How to Make Better Pricing Decisions for Your Restaurant: Part 4

    Can 'prospect theory' play a role in how much fast-food chains decide to raise prices?

    Hamburger in a takeaway container on the wooden background.
    Adobe Stock
    The key takeaway: frame things as a discount for your customer rather than charging more.

    Editor’s note: This is part four of a five-part series on menu pricing. Read part one here, part two here, and part three here. In the next and final article, we’ll talk about pricing for delivery and takeout.

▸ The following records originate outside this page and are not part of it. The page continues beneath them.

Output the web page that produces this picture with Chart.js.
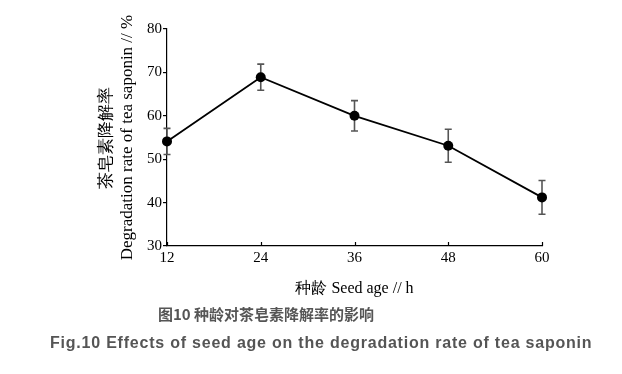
<!DOCTYPE html>
<html>
<head>
<meta charset="utf-8">
<script src="https://cdn.jsdelivr.net/npm/chart.js@4.4.0/dist/chart.umd.min.js"></script>
<style>
    body { margin: 0; background: #fff; }
    #wrap { position: relative; width: 622px; height: 374px; }
    .caption { position: absolute; color: #555; font-weight: bold; white-space: nowrap; }
    #capCn { left: 158px; top: 303px; font: bold 15px "Noto Sans CJK SC", sans-serif; }
    #capEn { left: 50px; top: 334px; font: bold 16px "Liberation Sans", Arial, sans-serif; letter-spacing: 0.78px; }
</style>
</head>
<body>
<div id="wrap">
    <canvas id="chart" width="622" height="374"></canvas>
    <div class="caption" id="capCn">图10 种龄对茶皂素降解率的影响</div>
    <div class="caption" id="capEn">Fig.10 Effects of seed age on the degradation rate of tea saponin</div>
</div>
<script>
// Data
const seedAge = [12, 24, 36, 48, 60];
const degradationRate = [54.1, 68.9, 60.0, 53.1, 41.2];
const errorValues = [3.0, 3.0, 3.5, 3.8, 3.9];
const yTicks = [30, 40, 50, 60, 70, 80];

const serif = '"Liberation Serif", "Times New Roman", serif';

// Error bars drawn under the markers
const errorBarPlugin = {
    id: 'errorBars',
    beforeDatasetsDraw(chart) {
        const ctx = chart.ctx;
        const xs = chart.scales.x;
        const ys = chart.scales.y;
        ctx.save();
        ctx.strokeStyle = '#555';
        ctx.lineWidth = 1.6;
        seedAge.forEach((age, i) => {
            const x = xs.getPixelForValue(age);
            const yTop = ys.getPixelForValue(degradationRate[i] + errorValues[i]);
            const yBot = ys.getPixelForValue(degradationRate[i] - errorValues[i]);
            ctx.beginPath();
            ctx.moveTo(x, yTop);
            ctx.lineTo(x, yBot);
            ctx.moveTo(x - 3.5, yTop);
            ctx.lineTo(x + 3.5, yTop);
            ctx.moveTo(x - 3.5, yBot);
            ctx.lineTo(x + 3.5, yBot);
            ctx.stroke();
        });
        ctx.restore();
    }
};

// x-axis tick marks point up into the plot
const innerTicksPlugin = {
    id: 'innerTicks',
    afterDraw(chart) {
        const ctx = chart.ctx;
        const xs = chart.scales.x;
        const bottom = chart.chartArea.bottom;
        ctx.save();
        ctx.strokeStyle = '#000';
        ctx.lineWidth = 1.2;
        xs.ticks.forEach(t => {
            const x = Math.round(xs.getPixelForValue(t.value)) + 0.5;
            ctx.beginPath();
            ctx.moveTo(x, bottom);
            ctx.lineTo(x, bottom - 4);
            ctx.stroke();
        });
        ctx.restore();
    }
};

const ctx = document.getElementById('chart').getContext('2d');
new Chart(ctx, {
    type: 'line',
    data: {
        datasets: [{
            data: seedAge.map((a, i) => ({ x: a, y: degradationRate[i] })),
            borderColor: '#000',
            borderWidth: 1.8,
            backgroundColor: '#000',
            pointRadius: 5,
            pointBackgroundColor: '#000',
            pointBorderWidth: 0,
            tension: 0,
            clip: false
        }]
    },
    options: {
        responsive: false,
        animation: false,
        layout: { padding: { left: 96, right: 80, top: 29, bottom: 76 } },
        plugins: { legend: { display: false }, tooltip: { enabled: false } },
        scales: {
            x: {
                type: 'linear',
                min: 12,
                max: 60,
                afterFit: s => { s.height = 52; },
                afterBuildTicks: s => { s.ticks = seedAge.map(v => ({ value: v })); },
                grid: { display: true, drawOnChartArea: false, drawTicks: false },
                border: { color: '#000', width: 1.2 },
                ticks: { color: '#000', font: { family: serif, size: 15 }, padding: 3 },
                title: {
                    display: true,
                    text: '种龄 Seed age // h',
                    color: '#000',
                    font: { family: serif, size: 16 },
                    padding: { top: 0, bottom: 0 }
                }
            },
            y: {
                min: 30,
                max: 80,
                afterFit: s => { s.width = 71; },
                afterBuildTicks: s => { s.ticks = yTicks.map(v => ({ value: v })); },
                grid: { drawOnChartArea: false, tickLength: 4, color: '#000', lineWidth: 1.2 },
                border: { color: '#000', width: 1.2 },
                ticks: { color: '#000', font: { family: serif, size: 15 }, padding: 1 },
                title: {
                    display: true,
                    text: ['茶皂素降解率', 'Degradation rate of tea saponin // %'],
                    color: '#000',
                    font: { family: serif, size: 17, lineHeight: 1.25 },
                    padding: { top: 0, bottom: 0 }
                }
            }
        }
    },
    plugins: [errorBarPlugin, innerTicksPlugin]
});
</script>
</body>
</html>
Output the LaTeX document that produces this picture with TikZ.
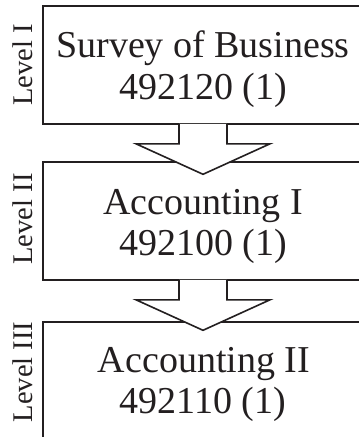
\documentclass[tikz,border=0pt]{standalone}
\usepackage{fontspec}
\setmainfont{Liberation Serif}
\usetikzlibrary{calc}
\definecolor{ink}{RGB}{35,31,32}
\tikzset{
  box/.style={draw=ink, line width=1.6pt, minimum width=320pt, minimum height=118pt, inner sep=0pt, fill=white},
  txt/.style={anchor=base, text=ink, inner sep=0pt, font=\fontsize{38}{42}\selectfont},
  lvl/.style={anchor=base, rotate=90, text=ink, inner sep=0pt, font=\fontsize{28.5}{32}\selectfont},
  arrowline/.style={draw=ink, line width=1.6pt, line join=miter},
}
\newcommand{\downarrowshape}[2]{%
  \fill[white] ($(#1.south)+(-24pt,0.9pt)$) -- ++(0,-19.9pt) -- ++(-43pt,0) -- ($(#1.south)+(0,-49.5pt)$)
     -- ($(#1.south)+(67pt,-19pt)$) -- ++(-43pt,0) -- ($(#1.south)+(24pt,0.9pt)$) -- cycle;
  \draw[arrowline] ($(#1.south)+(-24pt,0.8pt)$) -- ++(0,-19.8pt) coordinate (#2a) -- ++(-43pt,0) coordinate (#2b)
     -- ($(#1.south)+(0,-49.5pt)$) coordinate (#2tip) -- ($(#1.south)+(67pt,-19pt)$) coordinate (#2c)
     -- ++(-43pt,0) coordinate (#2d) -- ($(#1.south)+(24pt,0.8pt)$);
}
\begin{document}
\begin{tikzpicture}[x=1pt,y=1pt]
\useasboundingbox (0,0) rectangle (359,-437);
\clip (0,0) rectangle (359,-437);
\node[box] (b1) at (203,-65) {};
\node[box] (b2) at (203,-221) {};
\node[box] (b3) at (203,-381) {};
\downarrowshape{b1}{ar1}
\downarrowshape{b2}{ar2}
\node[txt] (t1a) at (203,-57.5) {Survey of Business};
\node[txt] (t1b) at (203,-99.5) {492120 (1)};
\node[txt] (t2a) at (203,-214) {Accounting I};
\node[txt] (t2b) at (203,-255) {492100 (1)};
\node[txt] (t3a) at (204,-372) {Accounting II};
\node[txt] (t3b) at (203,-413) {492110 (1)};
\node[lvl] (l1) at (32,-65) {Level I};
\node[lvl] (l2) at (32,-219) {Level II};
\node[lvl] (l3) at (32,-372) {Level III};
\end{tikzpicture}
\end{document}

    Did you watch the Olympics? If so, you probably saw some medal ceremonies. The gold medal winner was of course ecstatic, but let’s talk about the silver and bronze medal winners. Bronze medal winners usually look very happy because they won a medal in an Olympic event, but the silver medal winners often don’t look all so happy because they might be thinking that they got close to winning gold, but instead “only” got second.

    You might wonder why I’m telling that story and how it relates to pricing. It’s a perfect example of how our brains process gains and losses differently. Daniel Kahneman (yes, the same person who did research on perceived fairness) and Amos Tversky developed a very powerful theory called prospect theory. Prospect theory is all about how people make decisions based on the potential value of losses and gains rather than the final outcome. 

    Let me give you two more examples. Let’s say I gave you a choice between $50 or a 50 percent chance of getting nothing and a 50 percent chance of getting $100. Chances are that you’d choose the sure $50.   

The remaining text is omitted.